Your instructions: Lift out all lines below that contain "picture".

Supplied data:
============
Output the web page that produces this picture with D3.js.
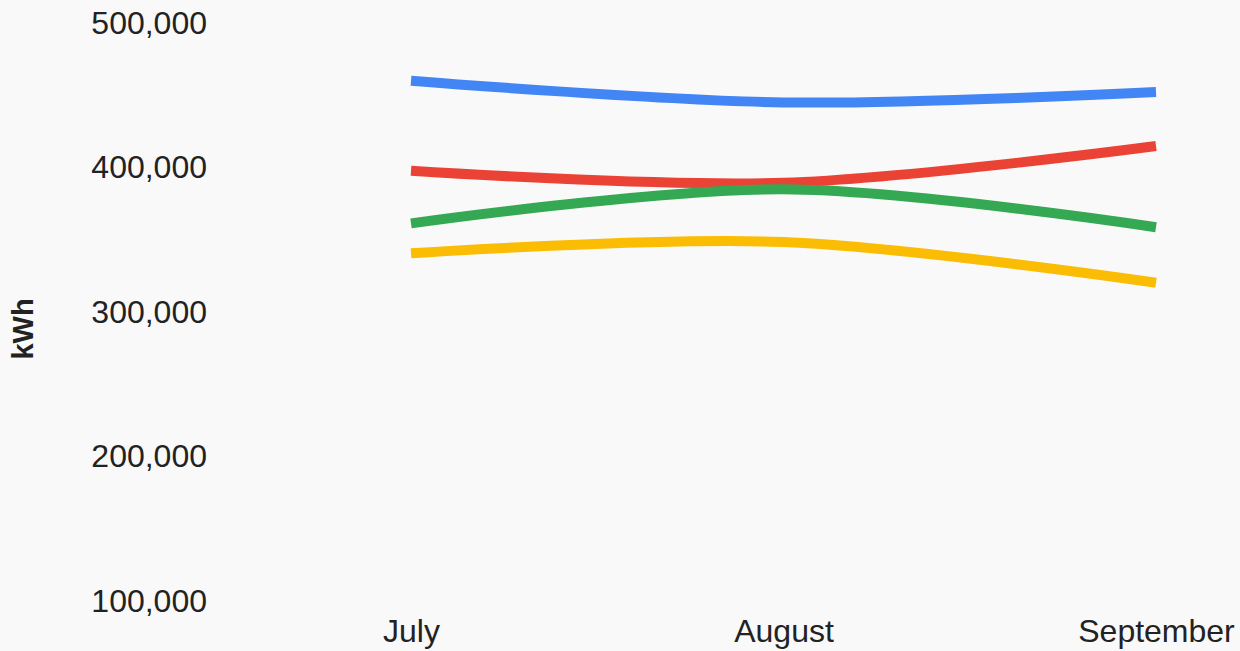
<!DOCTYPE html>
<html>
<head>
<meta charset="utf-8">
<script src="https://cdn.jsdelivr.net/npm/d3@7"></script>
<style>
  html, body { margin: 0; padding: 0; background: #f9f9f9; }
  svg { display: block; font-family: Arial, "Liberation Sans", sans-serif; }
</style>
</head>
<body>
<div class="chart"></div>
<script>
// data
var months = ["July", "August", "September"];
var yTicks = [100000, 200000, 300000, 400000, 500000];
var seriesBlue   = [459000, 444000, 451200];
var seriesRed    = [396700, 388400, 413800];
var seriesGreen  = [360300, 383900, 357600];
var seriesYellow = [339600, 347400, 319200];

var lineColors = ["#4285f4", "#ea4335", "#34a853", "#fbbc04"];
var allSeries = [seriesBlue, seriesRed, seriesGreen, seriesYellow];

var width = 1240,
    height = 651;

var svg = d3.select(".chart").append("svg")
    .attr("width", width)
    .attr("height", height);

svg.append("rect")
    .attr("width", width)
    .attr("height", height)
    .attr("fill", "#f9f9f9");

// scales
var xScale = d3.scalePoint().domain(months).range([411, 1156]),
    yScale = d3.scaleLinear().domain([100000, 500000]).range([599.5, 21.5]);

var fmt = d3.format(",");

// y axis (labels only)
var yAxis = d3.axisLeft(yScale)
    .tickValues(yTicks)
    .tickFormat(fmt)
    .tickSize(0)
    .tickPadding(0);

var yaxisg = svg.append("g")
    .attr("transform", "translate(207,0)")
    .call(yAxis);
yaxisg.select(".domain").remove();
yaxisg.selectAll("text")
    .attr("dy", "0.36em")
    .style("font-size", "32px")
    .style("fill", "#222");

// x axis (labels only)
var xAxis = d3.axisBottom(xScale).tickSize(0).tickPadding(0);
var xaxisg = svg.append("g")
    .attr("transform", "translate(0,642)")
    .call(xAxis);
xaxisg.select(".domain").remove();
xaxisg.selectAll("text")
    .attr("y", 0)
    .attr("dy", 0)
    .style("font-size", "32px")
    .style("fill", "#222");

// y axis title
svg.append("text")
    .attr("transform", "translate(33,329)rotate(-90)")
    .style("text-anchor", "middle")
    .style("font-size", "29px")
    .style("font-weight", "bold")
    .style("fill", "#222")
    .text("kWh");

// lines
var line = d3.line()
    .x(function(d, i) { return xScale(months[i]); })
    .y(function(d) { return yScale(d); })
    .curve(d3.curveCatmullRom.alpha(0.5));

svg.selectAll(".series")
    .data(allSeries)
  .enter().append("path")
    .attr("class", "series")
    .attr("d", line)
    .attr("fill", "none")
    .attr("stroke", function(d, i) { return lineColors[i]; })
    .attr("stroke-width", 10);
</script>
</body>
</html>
============
Reply:
Output the web page that produces this picture with D3.js.

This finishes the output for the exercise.